# Exercise task
Leaving the pictures aside, transcribe every line below exactly.

# Information supplied
^^^^^^^^

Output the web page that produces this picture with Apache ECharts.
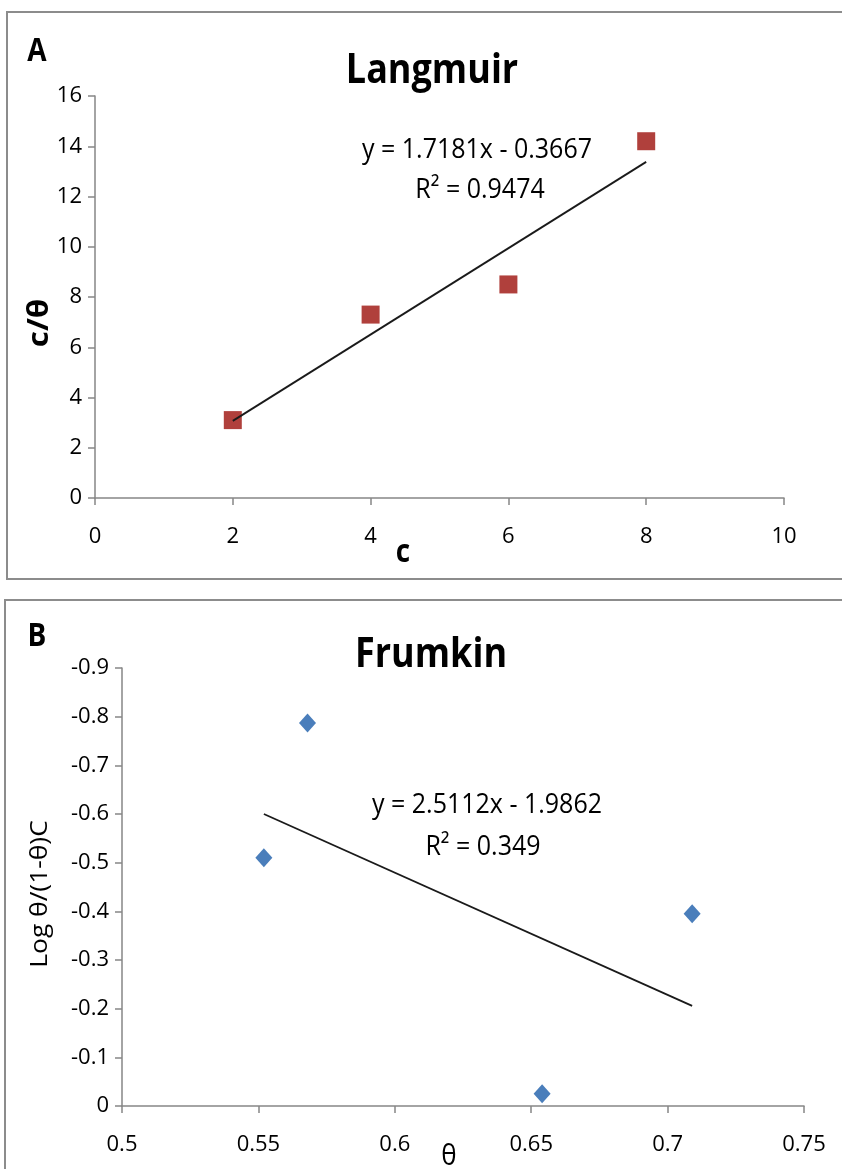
<!DOCTYPE html>
<html>
<head>
<meta charset="utf-8">
<script src="https://cdn.jsdelivr.net/npm/echarts@6/dist/echarts.min.js"></script>
<style>
  html, body { margin: 0; padding: 0; background: #fff; }
  #main { width: 842px; height: 1169px; }
</style>
</head>
<body>
<div id="main"></div>
<script>
// panel A - Langmuir
const langC = [2, 4, 6, 8];
const langCTheta = [3.1, 7.3, 8.5, 14.2];
const langSlope = 1.7181, langIntercept = -0.3667;
const langXTicks = [0, 2, 4, 6, 8, 10];
const langYTicks = [0, 2, 4, 6, 8, 10, 12, 14, 16];

// panel B - Frumkin
const frumTheta = [0.552, 0.568, 0.654, 0.709];
const frumLog = [-0.51, -0.787, -0.025, -0.395];
const frumSlope = 2.5112, frumIntercept = -1.9862;
const frumXTicks = [0.5, 0.55, 0.6, 0.65, 0.7, 0.75];
const frumYTicks = [0, -0.1, -0.2, -0.3, -0.4, -0.5, -0.6, -0.7, -0.8, -0.9];

const FONT = '"Open Sans", sans-serif';

function trend(xs, a, b) {
  const lo = Math.min(...xs), hi = Math.max(...xs);
  return [[lo, a * lo + b], [hi, a * hi + b]];
}

const axisCommon = {
  axisLine: { show: true, lineStyle: { color: '#868686', width: 1.5 } },
  axisTick: { show: true, length: 7, lineStyle: { color: '#868686', width: 1.5 } },
  splitLine: { show: false },
  axisLabel: { color: '#000', fontFamily: FONT, fontSize: 22 }
};

function txt(x, y, s, font, extra) {
  return Object.assign({
    type: 'text', x: x, y: y, scaleY: 1.12,
    style: { text: s, font: font, fill: '#000', align: 'center', verticalAlign: 'middle' }
  }, extra || {});
}

let myChart = echarts.init(document.getElementById('main'), null, { renderer: 'canvas' });
myChart.setOption({
  backgroundColor: '#fff',
  animation: false,
  grid: [
    { left: 95, top: 96, width: 689, height: 402 },
    { left: 122, top: 668, width: 682, height: 438 }
  ],
  xAxis: [
    Object.assign({}, axisCommon, {
      gridIndex: 0, type: 'value', min: langXTicks[0], max: langXTicks[langXTicks.length - 1], interval: 2,
      axisLabel: Object.assign({}, axisCommon.axisLabel, { margin: 28 })
    }),
    Object.assign({}, axisCommon, {
      gridIndex: 1, type: 'value', min: frumXTicks[0], max: frumXTicks[frumXTicks.length - 1], interval: 0.05,
      axisLabel: Object.assign({}, axisCommon.axisLabel, { margin: 28 })
    })
  ],
  yAxis: [
    Object.assign({}, axisCommon, {
      gridIndex: 0, type: 'value', min: langYTicks[0], max: langYTicks[langYTicks.length - 1], interval: 2,
      axisLabel: Object.assign({}, axisCommon.axisLabel, { margin: 13 })
    }),
    Object.assign({}, axisCommon, {
      gridIndex: 1, type: 'value', inverse: true,
      min: frumYTicks[frumYTicks.length - 1], max: frumYTicks[0], interval: 0.1,
      axisLabel: Object.assign({}, axisCommon.axisLabel, { margin: 13 })
    })
  ],
  series: [
    {
      type: 'line', xAxisIndex: 0, yAxisIndex: 0, showSymbol: false, silent: true,
      data: trend(langC, langSlope, langIntercept),
      lineStyle: { color: '#1a1a1a', width: 1.8 }, z: 3
    },
    {
      type: 'scatter', xAxisIndex: 0, yAxisIndex: 0,
      data: langC.map((c, i) => [c, langCTheta[i]]),
      symbol: 'rect', symbolSize: 18,
      itemStyle: { color: '#B0403C', opacity: 1 }, z: 2
    },
    {
      type: 'line', xAxisIndex: 1, yAxisIndex: 1, showSymbol: false, silent: true,
      data: trend(frumTheta, frumSlope, frumIntercept),
      lineStyle: { color: '#1a1a1a', width: 1.8 }, z: 3
    },
    {
      type: 'scatter', xAxisIndex: 1, yAxisIndex: 1,
      data: frumTheta.map((t, i) => [t, frumLog[i]]),
      symbol: 'diamond', symbolSize: [17, 19],
      itemStyle: { color: '#4A7EBB', opacity: 1 }, z: 2
    }
  ],
  graphic: [
    // panel frames
    { type: 'rect', shape: { x: 7, y: 12, width: 860, height: 567 }, style: { fill: 'none', stroke: '#8c8c8c', lineWidth: 2 }, silent: true },
    { type: 'rect', shape: { x: 5, y: 600, width: 860, height: 600 }, style: { fill: 'none', stroke: '#8c8c8c', lineWidth: 2 }, silent: true },
    // panel A texts
    txt(37, 52, 'A', 'bold 28px ' + FONT),
    txt(432, 72, 'Langmuir', 'bold 36px ' + FONT),
    txt(477, 150, 'y = 1.7181x - 0.3667', '25px ' + FONT),
    txt(480, 190, 'R² = 0.9474', '25px ' + FONT),
    txt(40, 323, 'c/θ', 'bold 28px ' + FONT, { rotation: Math.PI / 2, scaleY: 1, scaleX: 1.12 }),
    txt(403, 553, 'c', 'bold 28px ' + FONT),
    // panel B texts
    txt(37, 637, 'B', 'bold 28px ' + FONT),
    txt(431, 656, 'Frumkin', 'bold 36px ' + FONT),
    txt(487, 805, 'y = 2.5112x - 1.9862', '25px ' + FONT),
    txt(483, 847, 'R² = 0.349', '25px ' + FONT),
    txt(40, 894, 'Log θ/(1-θ)C', '24px ' + FONT, { rotation: Math.PI / 2, scaleY: 1, scaleX: 1.1 }),
    txt(449, 1157, 'θ', '26px ' + FONT)
  ]
});
</script>
</body>
</html>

^^^^^^^^

# The answer
Output the web page that produces this picture with Apache ECharts.
<!DOCTYPE html>
<html>
<head>
<meta charset="utf-8">
<script src="https://cdn.jsdelivr.net/npm/echarts@6/dist/echarts.min.js"></script>
<style>
  html, body { margin: 0; padding: 0; background: #fff; }
  #main { width: 842px; height: 1169px; }
</style>
</head>
<body>
<div id="main"></div>
<script>
// panel A - Langmuir
const langC = [2, 4, 6, 8];
const langCTheta = [3.1, 7.3, 8.5, 14.2];
const langSlope = 1.7181, langIntercept = -0.3667;
const langXTicks = [0, 2, 4, 6, 8, 10];
const langYTicks = [0, 2, 4, 6, 8, 10, 12, 14, 16];

// panel B - Frumkin
const frumTheta = [0.552, 0.568, 0.654, 0.709];
const frumLog = [-0.51, -0.787, -0.025, -0.395];
const frumSlope = 2.5112, frumIntercept = -1.9862;
const frumXTicks = [0.5, 0.55, 0.6, 0.65, 0.7, 0.75];
const frumYTicks = [0, -0.1, -0.2, -0.3, -0.4, -0.5, -0.6, -0.7, -0.8, -0.9];

const FONT = '"Open Sans", sans-serif';

function trend(xs, a, b) {
  const lo = Math.min(...xs), hi = Math.max(...xs);
  return [[lo, a * lo + b], [hi, a * hi + b]];
}

const axisCommon = {
  axisLine: { show: true, lineStyle: { color: '#868686', width: 1.5 } },
  axisTick: { show: true, length: 7, lineStyle: { color: '#868686', width: 1.5 } },
  splitLine: { show: false },
  axisLabel: { color: '#000', fontFamily: FONT, fontSize: 22 }
};

function txt(x, y, s, font, extra) {
  return Object.assign({
    type: 'text', x: x, y: y, scaleY: 1.12,
    style: { text: s, font: font, fill: '#000', align: 'center', verticalAlign: 'middle' }
  }, extra || {});
}

let myChart = echarts.init(document.getElementById('main'), null, { renderer: 'canvas' });
myChart.setOption({
  backgroundColor: '#fff',
  animation: false,
  grid: [
    { left: 95, top: 96, width: 689, height: 402 },
    { left: 122, top: 668, width: 682, height: 438 }
  ],
  xAxis: [
    Object.assign({}, axisCommon, {
      gridIndex: 0, type: 'value', min: langXTicks[0], max: langXTicks[langXTicks.length - 1], interval: 2,
      axisLabel: Object.assign({}, axisCommon.axisLabel, { margin: 28 })
    }),
    Object.assign({}, axisCommon, {
      gridIndex: 1, type: 'value', min: frumXTicks[0], max: frumXTicks[frumXTicks.length - 1], interval: 0.05,
      axisLabel: Object.assign({}, axisCommon.axisLabel, { margin: 28 })
    })
  ],
  yAxis: [
    Object.assign({}, axisCommon, {
      gridIndex: 0, type: 'value', min: langYTicks[0], max: langYTicks[langYTicks.length - 1], interval: 2,
      axisLabel: Object.assign({}, axisCommon.axisLabel, { margin: 13 })
    }),
    Object.assign({}, axisCommon, {
      gridIndex: 1, type: 'value', inverse: true,
      min: frumYTicks[frumYTicks.length - 1], max: frumYTicks[0], interval: 0.1,
      axisLabel: Object.assign({}, axisCommon.axisLabel, { margin: 13 })
    })
  ],
  series: [
    {
      type: 'line', xAxisIndex: 0, yAxisIndex: 0, showSymbol: false, silent: true,
      data: trend(langC, langSlope, langIntercept),
      lineStyle: { color: '#1a1a1a', width: 1.8 }, z: 3
    },
    {
      type: 'scatter', xAxisIndex: 0, yAxisIndex: 0,
      data: langC.map((c, i) => [c, langCTheta[i]]),
      symbol: 'rect', symbolSize: 18,
      itemStyle: { color: '#B0403C', opacity: 1 }, z: 2
    },
    {
      type: 'line', xAxisIndex: 1, yAxisIndex: 1, showSymbol: false, silent: true,
      data: trend(frumTheta, frumSlope, frumIntercept),
      lineStyle: { color: '#1a1a1a', width: 1.8 }, z: 3
    },
    {
      type: 'scatter', xAxisIndex: 1, yAxisIndex: 1,
      data: frumTheta.map((t, i) => [t, frumLog[i]]),
      symbol: 'diamond', symbolSize: [17, 19],
      itemStyle: { color: '#4A7EBB', opacity: 1 }, z: 2
    }
  ],
  graphic: [
    // panel frames
    { type: 'rect', shape: { x: 7, y: 12, width: 860, height: 567 }, style: { fill: 'none', stroke: '#8c8c8c', lineWidth: 2 }, silent: true },
    { type: 'rect', shape: { x: 5, y: 600, width: 860, height: 600 }, style: { fill: 'none', stroke: '#8c8c8c', lineWidth: 2 }, silent: true },
    // panel A texts
    txt(37, 52, 'A', 'bold 28px ' + FONT),
    txt(432, 72, 'Langmuir', 'bold 36px ' + FONT),
    txt(477, 150, 'y = 1.7181x - 0.3667', '25px ' + FONT),
    txt(480, 190, 'R² = 0.9474', '25px ' + FONT),
    txt(40, 323, 'c/θ', 'bold 28px ' + FONT, { rotation: Math.PI / 2, scaleY: 1, scaleX: 1.12 }),
    txt(403, 553, 'c', 'bold 28px ' + FONT),
    // panel B texts
    txt(37, 637, 'B', 'bold 28px ' + FONT),
    txt(431, 656, 'Frumkin', 'bold 36px ' + FONT),
    txt(487, 805, 'y = 2.5112x - 1.9862', '25px ' + FONT),
    txt(483, 847, 'R² = 0.349', '25px ' + FONT),
    txt(40, 894, 'Log θ/(1-θ)C', '24px ' + FONT, { rotation: Math.PI / 2, scaleY: 1, scaleX: 1.1 }),
    txt(449, 1157, 'θ', '26px ' + FONT)
  ]
});
</script>
</body>
</html>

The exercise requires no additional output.